PPML (Privacy-Preserving Machine Learning)

Techniques that protect user data privacy during the machine learning process, without compromising the utility of the models.
 

Privacy-Preserving Machine Learning (PPML) is a crucial area of research that seeks to balance the trade-off between leveraging large datasets for machine learning (ML) and protecting individual privacy. It encompasses methods like federated learning, where models are trained across multiple decentralized devices or servers holding local data samples, and differential privacy, which introduces randomness into the data or queries to ensure that individual data points cannot be re-identified. PPML is significant in industries handling sensitive information, such as healthcare and finance, where data sharing is critical for innovation but highly regulated. Its development is pivotal in the ethical advancement of AI, ensuring that AI technologies can be both powerful and respectful of individual privacy rights.

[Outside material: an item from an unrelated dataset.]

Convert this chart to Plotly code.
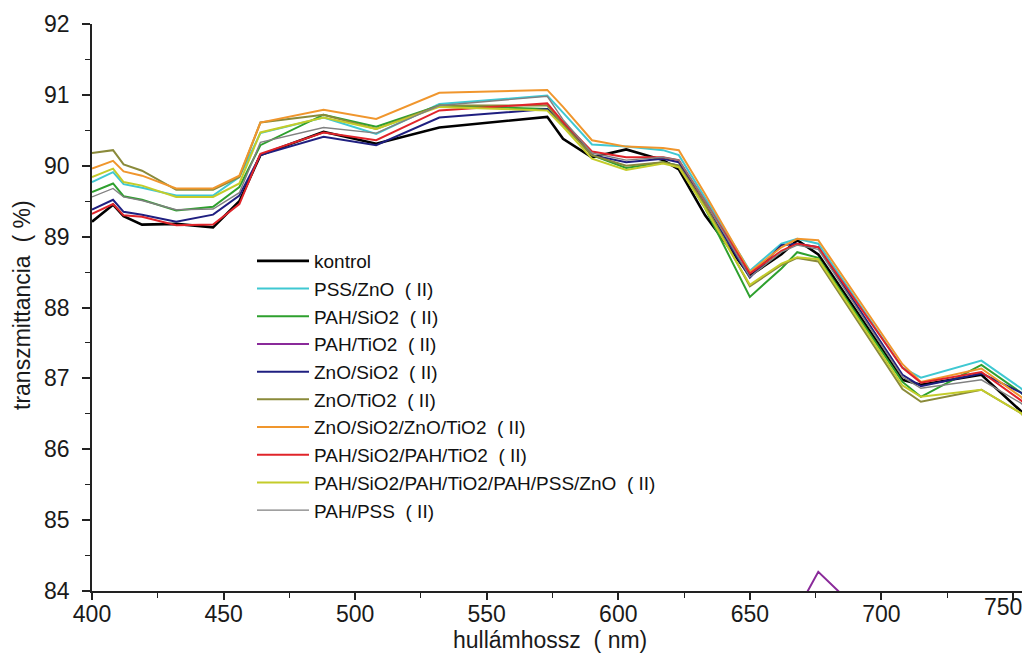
import plotly.graph_objects as go

wavelength = [400, 408, 412, 419, 432, 446, 456, 464, 488, 508, 532, 573, 579, 590,
              603, 617, 623, 633, 650, 662, 668, 676, 708, 715, 738, 753, 760]

kontrol = [89.21, 89.45, 89.29, 89.17, 89.18, 89.13, 89.50, 90.15, 90.48, 90.31, 90.54, 90.69, 90.38, 90.12,
           90.23, 90.08, 89.95, 89.30, 88.45, 88.75, 88.95, 88.75, 86.98, 86.91, 87.05, 86.55, 86.30]
pss_zno = [89.77, 89.91, 89.74, 89.69, 89.58, 89.58, 89.84, 90.46, 90.68, 90.45, 90.87, 90.99, 90.75, 90.30,
           90.27, 90.22, 90.15, 89.55, 88.52, 88.90, 88.97, 88.90, 87.15, 87.01, 87.25, 86.86, 86.60]
pah_sio2 = [89.63, 89.75, 89.57, 89.52, 89.37, 89.42, 89.70, 90.29, 90.72, 90.55, 90.85, 90.80, 90.60, 90.15,
            89.97, 90.05, 90.00, 89.40, 88.15, 88.55, 88.78, 88.70, 86.95, 86.74, 87.19, 86.80, 86.55]
pah_tio2 = [83.20, 83.40, 83.30, 83.20, 83.10, 83.10, 83.30, 83.60, 83.70, 83.60, 83.70, 83.80, 83.60, 83.50,
            83.50, 83.50, 83.40, 83.20, 83.00, 83.50, 83.73, 84.27, 83.13, 83.00, 83.10, 82.90, 82.80]
zno_sio2 = [89.38, 89.52, 89.35, 89.31, 89.21, 89.31, 89.58, 90.15, 90.41, 90.29, 90.68, 90.80, 90.60, 90.15,
            90.05, 90.10, 90.05, 89.45, 88.42, 88.88, 88.90, 88.85, 87.05, 86.89, 87.07, 86.80, 86.60]
zno_tio2 = [90.18, 90.22, 90.02, 89.93, 89.66, 89.66, 89.84, 90.61, 90.72, 90.52, 90.85, 90.85, 90.58, 90.15,
            90.00, 90.05, 90.00, 89.45, 88.30, 88.60, 88.70, 88.65, 86.85, 86.67, 86.84, 86.51, 86.25]
zno_sio2_zno_tio2 = [89.96, 90.07, 89.92, 89.86, 89.68, 89.68, 89.86, 90.61, 90.79, 90.66, 91.03, 91.07, 90.83, 90.36,
                     90.27, 90.25, 90.22, 89.60, 88.50, 88.85, 88.97, 88.95, 87.20, 86.95, 87.14, 86.74, 86.50]
pah_sio2_pah_tio2 = [89.32, 89.46, 89.30, 89.28, 89.16, 89.17, 89.46, 90.17, 90.47, 90.36, 90.78, 90.88, 90.62, 90.20,
                     90.12, 90.12, 90.08, 89.50, 88.48, 88.80, 88.90, 88.85, 87.15, 86.94, 87.09, 86.69, 86.45]
pah_multi = [89.84, 89.96, 89.77, 89.72, 89.56, 89.56, 89.75, 90.47, 90.68, 90.52, 90.83, 90.78, 90.55, 90.10,
             89.94, 90.03, 89.98, 89.40, 88.32, 88.62, 88.71, 88.68, 86.90, 86.74, 86.84, 86.51, 86.25]
pah_pss = [89.56, 89.68, 89.56, 89.51, 89.38, 89.39, 89.62, 90.33, 90.54, 90.46, 90.85, 90.98, 90.65, 90.18,
           90.08, 90.12, 90.08, 89.50, 88.43, 88.78, 88.88, 88.82, 87.02, 86.86, 86.98, 86.65, 86.45]

x_tickvals = [400, 450, 500, 550, 600, 650, 700, 750]
x_ticktext = ["400", "450", "500", "550", "600", "650", "700", ""]
last_tick_label = "750"

S = "\u00a0"
series = [
    ("kontrol", kontrol, "#000000", 2.6),
    ("PSS/ZnO" + S*2 + "(" + S + "II)", pss_zno, "#3fc8d2", 2.0),
    ("PAH/SiO2" + S*2 + "(" + S + "II)", pah_sio2, "#2ea02e", 2.0),
    ("PAH/TiO2" + S*2 + "(" + S + "II)", pah_tio2, "#8a2a9a", 2.0),
    ("ZnO/SiO2" + S*2 + "(" + S + "II)", zno_sio2, "#1f1f80", 2.0),
    ("ZnO/TiO2" + S*2 + "(" + S + "II)", zno_tio2, "#8a8a3a", 2.0),
    ("ZnO/SiO2/ZnO/TiO2" + S*2 + "(" + S + "II)", zno_sio2_zno_tio2, "#f0962d", 2.0),
    ("PAH/SiO2/PAH/TiO2" + S*2 + "(" + S + "II)", pah_sio2_pah_tio2, "#e0242a", 2.0),
    ("PAH/SiO2/PAH/TiO2/PAH/PSS/ZnO" + S*2 + "(" + S + "II)", pah_multi, "#c4cc2a", 2.0),
    ("PAH/PSS" + S*2 + "(" + S + "II)", pah_pss, "#808080", 1.4),
]

fig = go.Figure()
for name, vals, color, w in series:
    fig.add_trace(go.Scatter(x=wavelength, y=vals, mode="lines", name=name,
                             line=dict(color=color, width=w)))

# The page body adds an 8px offset; work in page coordinates and convert.
OFF = 8
FW, FH = 1014, 650
plot_left, plot_top, plot_bottom = 92 - OFF, 24 - OFF, 591 - OFF
L, T, B = plot_left, plot_top, FH - plot_bottom
PW = FW - L
PH = FH - T - B
x_end = 400 + (1022 - 92) / ((1013 - 92) / 350)


def px(xp):
    return (xp - OFF - L) / PW


def py(yp):
    return 1 - (yp - OFF - T) / PH


font_family = "Liberation Sans, Arial, sans-serif"
tick_font = dict(size=23, family=font_family, color="#1a1a1a")
fig.update_layout(
    width=FW, height=FH,
    margin=dict(l=L, r=0, t=T, b=B, autoexpand=False),
    paper_bgcolor="white", plot_bgcolor="white",
    font=dict(family=font_family, color="#1a1a1a"),
    showlegend=True,
    legend=dict(x=px(252), y=py(242), xanchor="left", yanchor="top",
                bgcolor="rgba(0,0,0,0)", font=dict(size=19, family=font_family, color="#111111"),
                tracegroupgap=0, itemwidth=52),
    xaxis=dict(range=[400, x_end], tickmode="array", tickvals=x_tickvals, ticktext=x_ticktext,
               showgrid=False, zeroline=False,
               automargin=False, ticklabeloverflow="allow",
               showline=True, linecolor="#222222", linewidth=1.5,
               ticks="outside", ticklen=7, tickwidth=1.5, tickcolor="#222222",
               ticklabelstandoff=-5,
               tickfont=tick_font,
               minor=dict(tickmode="linear", tick0=425, dtick=50, ticks="outside", ticklen=5,
                          tickwidth=1.2, tickcolor="#222222")),
    yaxis=dict(range=[84, 92], dtick=1, tick0=84, showgrid=False, zeroline=False,
               automargin=False,
               showline=True, linecolor="#222222", linewidth=1.5,
               ticks="outside", ticklen=8, tickwidth=1.5, tickcolor="#222222",
               ticklabelstandoff=8,
               tickfont=tick_font,
               minor=dict(dtick=0.5, ticks="outside", ticklen=5, tickwidth=1.2, tickcolor="#222222")),
    annotations=[
        dict(text=last_tick_label, xref="x", yref="paper", x=x_tickvals[-1], y=py(607),
             xanchor="center", yanchor="middle", xshift=-10, showarrow=False, font=tick_font),
        dict(text="hullámhossz" + S*2 + "(" + S + "nm)", xref="paper", yref="paper",
             x=px(550), y=py(640), xanchor="center", yanchor="middle", showarrow=False,
             font=dict(size=23, family=font_family, color="#1a1a1a")),
        dict(text="transzmittancia" + S*2 + "(" + S + "%)", xref="paper", yref="paper",
             x=px(22), y=py(305), xanchor="center", yanchor="middle", textangle=-90,
             showarrow=False, font=dict(size=23, family=font_family, color="#1a1a1a")),
    ],
)

fig.write_html("out.html")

Historical Overview: The concept of privacy in machine learning has been a concern since the early 2000s, but the term "Privacy-Preserving Machine Learning" and its active research thrust gained prominence in the late 2010s. This period saw an increase in awareness and regulatory actions concerning data privacy, highlighted by the General Data Protection Regulation (GDPR) in Europe in 2018.

Key Contributors: While many researchers contribute to the field, Cynthia Dwork has been pivotal in the development of differential privacy, a cornerstone technique in PPML. Other notable contributors include researchers in federated learning, such as Brendan McMahan, who is known for his work on federated learning at Google. The field is highly collaborative, involving contributions from computer science, cryptography, and ethics.